# START OF SOURCE DATA
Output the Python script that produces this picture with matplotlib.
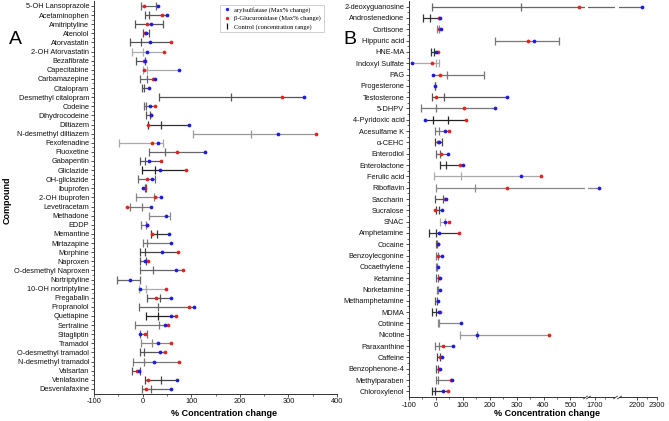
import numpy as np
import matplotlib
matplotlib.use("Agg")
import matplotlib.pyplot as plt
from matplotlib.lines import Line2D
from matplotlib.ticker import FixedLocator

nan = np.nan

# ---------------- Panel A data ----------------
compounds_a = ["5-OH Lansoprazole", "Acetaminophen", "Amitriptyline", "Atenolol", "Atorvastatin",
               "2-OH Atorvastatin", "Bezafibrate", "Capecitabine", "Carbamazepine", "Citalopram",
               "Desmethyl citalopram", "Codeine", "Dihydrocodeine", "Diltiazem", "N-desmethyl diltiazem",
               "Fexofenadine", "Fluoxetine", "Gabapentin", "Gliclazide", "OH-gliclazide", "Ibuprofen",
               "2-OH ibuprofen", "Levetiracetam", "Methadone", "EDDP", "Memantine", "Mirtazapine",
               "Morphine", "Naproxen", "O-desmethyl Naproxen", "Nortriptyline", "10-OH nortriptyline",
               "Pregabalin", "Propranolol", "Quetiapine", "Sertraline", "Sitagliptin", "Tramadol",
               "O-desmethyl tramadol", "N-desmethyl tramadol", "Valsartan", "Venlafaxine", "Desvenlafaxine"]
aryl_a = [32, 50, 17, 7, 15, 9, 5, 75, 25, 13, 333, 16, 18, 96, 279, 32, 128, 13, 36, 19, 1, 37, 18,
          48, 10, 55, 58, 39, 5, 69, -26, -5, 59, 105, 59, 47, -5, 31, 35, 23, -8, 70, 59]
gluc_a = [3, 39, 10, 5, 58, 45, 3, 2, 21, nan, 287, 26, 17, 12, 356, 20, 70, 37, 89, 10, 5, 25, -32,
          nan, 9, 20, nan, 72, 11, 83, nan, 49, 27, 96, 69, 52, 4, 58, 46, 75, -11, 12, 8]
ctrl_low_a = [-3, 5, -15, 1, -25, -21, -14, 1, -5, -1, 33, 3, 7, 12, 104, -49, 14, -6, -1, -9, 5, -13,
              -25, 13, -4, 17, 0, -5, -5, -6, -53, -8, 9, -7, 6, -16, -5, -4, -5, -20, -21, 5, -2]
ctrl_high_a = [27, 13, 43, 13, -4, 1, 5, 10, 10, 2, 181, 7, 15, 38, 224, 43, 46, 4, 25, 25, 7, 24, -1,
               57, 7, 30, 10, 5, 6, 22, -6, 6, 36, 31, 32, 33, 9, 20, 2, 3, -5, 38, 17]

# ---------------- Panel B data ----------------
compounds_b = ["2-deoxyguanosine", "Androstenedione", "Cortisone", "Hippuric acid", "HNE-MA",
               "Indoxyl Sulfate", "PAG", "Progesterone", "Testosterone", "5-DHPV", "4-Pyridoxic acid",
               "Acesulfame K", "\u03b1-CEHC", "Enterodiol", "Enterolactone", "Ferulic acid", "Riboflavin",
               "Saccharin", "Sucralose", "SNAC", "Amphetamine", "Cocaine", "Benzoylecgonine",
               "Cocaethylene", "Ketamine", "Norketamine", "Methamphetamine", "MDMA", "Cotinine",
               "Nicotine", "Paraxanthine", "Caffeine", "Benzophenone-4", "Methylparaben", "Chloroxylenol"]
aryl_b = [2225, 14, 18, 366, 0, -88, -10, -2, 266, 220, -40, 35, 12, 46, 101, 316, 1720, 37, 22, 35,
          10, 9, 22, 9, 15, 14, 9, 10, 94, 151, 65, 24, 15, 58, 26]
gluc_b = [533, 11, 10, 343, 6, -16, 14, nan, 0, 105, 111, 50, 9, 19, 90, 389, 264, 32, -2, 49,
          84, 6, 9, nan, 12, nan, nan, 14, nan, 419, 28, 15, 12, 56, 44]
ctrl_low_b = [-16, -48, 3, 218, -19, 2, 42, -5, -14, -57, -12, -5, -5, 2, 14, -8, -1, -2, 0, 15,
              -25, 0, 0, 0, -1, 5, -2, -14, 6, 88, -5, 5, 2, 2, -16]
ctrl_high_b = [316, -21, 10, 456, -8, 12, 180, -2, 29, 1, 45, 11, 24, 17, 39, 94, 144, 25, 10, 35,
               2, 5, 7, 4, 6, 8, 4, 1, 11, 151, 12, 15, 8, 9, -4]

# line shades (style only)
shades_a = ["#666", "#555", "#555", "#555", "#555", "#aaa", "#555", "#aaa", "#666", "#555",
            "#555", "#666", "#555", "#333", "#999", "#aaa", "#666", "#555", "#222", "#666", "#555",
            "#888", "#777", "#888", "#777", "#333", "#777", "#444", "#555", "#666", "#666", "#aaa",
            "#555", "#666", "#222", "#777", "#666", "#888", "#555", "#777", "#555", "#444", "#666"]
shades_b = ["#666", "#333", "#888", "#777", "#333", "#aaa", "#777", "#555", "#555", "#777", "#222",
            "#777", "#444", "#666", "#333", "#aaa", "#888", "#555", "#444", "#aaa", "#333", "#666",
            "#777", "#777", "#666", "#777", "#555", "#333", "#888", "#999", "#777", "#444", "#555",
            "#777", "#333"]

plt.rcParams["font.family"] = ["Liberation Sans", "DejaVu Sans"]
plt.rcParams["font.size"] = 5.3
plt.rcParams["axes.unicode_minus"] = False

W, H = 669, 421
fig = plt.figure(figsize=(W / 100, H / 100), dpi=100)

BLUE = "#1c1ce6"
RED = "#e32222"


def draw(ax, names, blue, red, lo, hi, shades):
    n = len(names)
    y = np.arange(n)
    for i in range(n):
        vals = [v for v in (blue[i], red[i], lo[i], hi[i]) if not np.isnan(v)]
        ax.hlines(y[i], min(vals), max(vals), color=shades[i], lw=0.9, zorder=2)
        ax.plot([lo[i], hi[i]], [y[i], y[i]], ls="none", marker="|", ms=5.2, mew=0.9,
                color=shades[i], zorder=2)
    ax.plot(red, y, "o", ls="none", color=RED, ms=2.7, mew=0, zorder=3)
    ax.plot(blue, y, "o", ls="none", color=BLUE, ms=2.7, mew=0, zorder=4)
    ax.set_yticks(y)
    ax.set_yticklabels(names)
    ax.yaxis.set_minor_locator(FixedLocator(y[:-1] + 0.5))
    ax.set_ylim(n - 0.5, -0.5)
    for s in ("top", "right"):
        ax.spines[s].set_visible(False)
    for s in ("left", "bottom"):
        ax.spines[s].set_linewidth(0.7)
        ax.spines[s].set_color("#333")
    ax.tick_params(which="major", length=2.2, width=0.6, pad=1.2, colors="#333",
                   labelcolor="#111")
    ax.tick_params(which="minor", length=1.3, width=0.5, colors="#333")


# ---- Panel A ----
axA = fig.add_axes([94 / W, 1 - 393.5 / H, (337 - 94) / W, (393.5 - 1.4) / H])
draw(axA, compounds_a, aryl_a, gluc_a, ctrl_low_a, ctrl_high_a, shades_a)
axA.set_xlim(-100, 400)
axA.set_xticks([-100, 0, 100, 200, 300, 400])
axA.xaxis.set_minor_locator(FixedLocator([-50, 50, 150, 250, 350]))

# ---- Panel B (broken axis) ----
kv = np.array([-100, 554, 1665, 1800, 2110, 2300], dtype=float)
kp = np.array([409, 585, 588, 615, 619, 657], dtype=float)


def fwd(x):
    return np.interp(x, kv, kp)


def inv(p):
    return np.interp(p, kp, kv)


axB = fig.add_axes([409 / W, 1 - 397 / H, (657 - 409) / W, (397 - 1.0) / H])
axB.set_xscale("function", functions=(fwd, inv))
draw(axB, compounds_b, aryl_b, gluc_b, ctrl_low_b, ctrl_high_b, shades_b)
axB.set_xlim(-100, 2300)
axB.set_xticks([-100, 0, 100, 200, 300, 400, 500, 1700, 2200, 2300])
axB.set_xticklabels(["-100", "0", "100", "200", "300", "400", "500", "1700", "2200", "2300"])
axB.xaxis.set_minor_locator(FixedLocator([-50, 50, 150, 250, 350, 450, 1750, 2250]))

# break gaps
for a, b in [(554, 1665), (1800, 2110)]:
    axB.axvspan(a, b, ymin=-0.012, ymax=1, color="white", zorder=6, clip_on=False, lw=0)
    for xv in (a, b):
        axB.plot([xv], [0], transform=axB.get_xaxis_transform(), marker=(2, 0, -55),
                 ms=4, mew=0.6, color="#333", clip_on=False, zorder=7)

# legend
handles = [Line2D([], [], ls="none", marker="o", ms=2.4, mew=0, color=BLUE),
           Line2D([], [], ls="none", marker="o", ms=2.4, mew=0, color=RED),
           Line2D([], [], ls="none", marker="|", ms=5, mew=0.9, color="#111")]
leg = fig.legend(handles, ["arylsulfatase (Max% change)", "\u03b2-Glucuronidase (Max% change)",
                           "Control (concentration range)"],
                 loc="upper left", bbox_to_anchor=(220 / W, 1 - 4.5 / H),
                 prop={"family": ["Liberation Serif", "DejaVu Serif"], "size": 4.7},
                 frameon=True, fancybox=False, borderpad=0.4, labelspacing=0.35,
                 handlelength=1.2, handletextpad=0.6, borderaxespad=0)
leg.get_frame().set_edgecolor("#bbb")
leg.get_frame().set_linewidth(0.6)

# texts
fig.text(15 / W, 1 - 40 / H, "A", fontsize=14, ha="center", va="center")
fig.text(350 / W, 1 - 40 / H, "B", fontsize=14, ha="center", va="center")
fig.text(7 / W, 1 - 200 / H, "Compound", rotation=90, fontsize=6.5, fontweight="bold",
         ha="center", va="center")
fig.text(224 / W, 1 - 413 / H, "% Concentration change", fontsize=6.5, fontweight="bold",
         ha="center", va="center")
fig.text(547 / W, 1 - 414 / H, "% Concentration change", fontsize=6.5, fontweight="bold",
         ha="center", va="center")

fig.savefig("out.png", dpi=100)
# END OF SOURCE DATA
→ REQUIREMENTS: Restate, line by line and word for word, everything from the top of the material through the line that contains "nan = np.nan". Leave pictures out.

→ EXERCISE ANSWER:
Output the Python script that produces this picture with matplotlib.
import numpy as np
import matplotlib
matplotlib.use("Agg")
import matplotlib.pyplot as plt
from matplotlib.lines import Line2D
from matplotlib.ticker import FixedLocator

nan = np.nan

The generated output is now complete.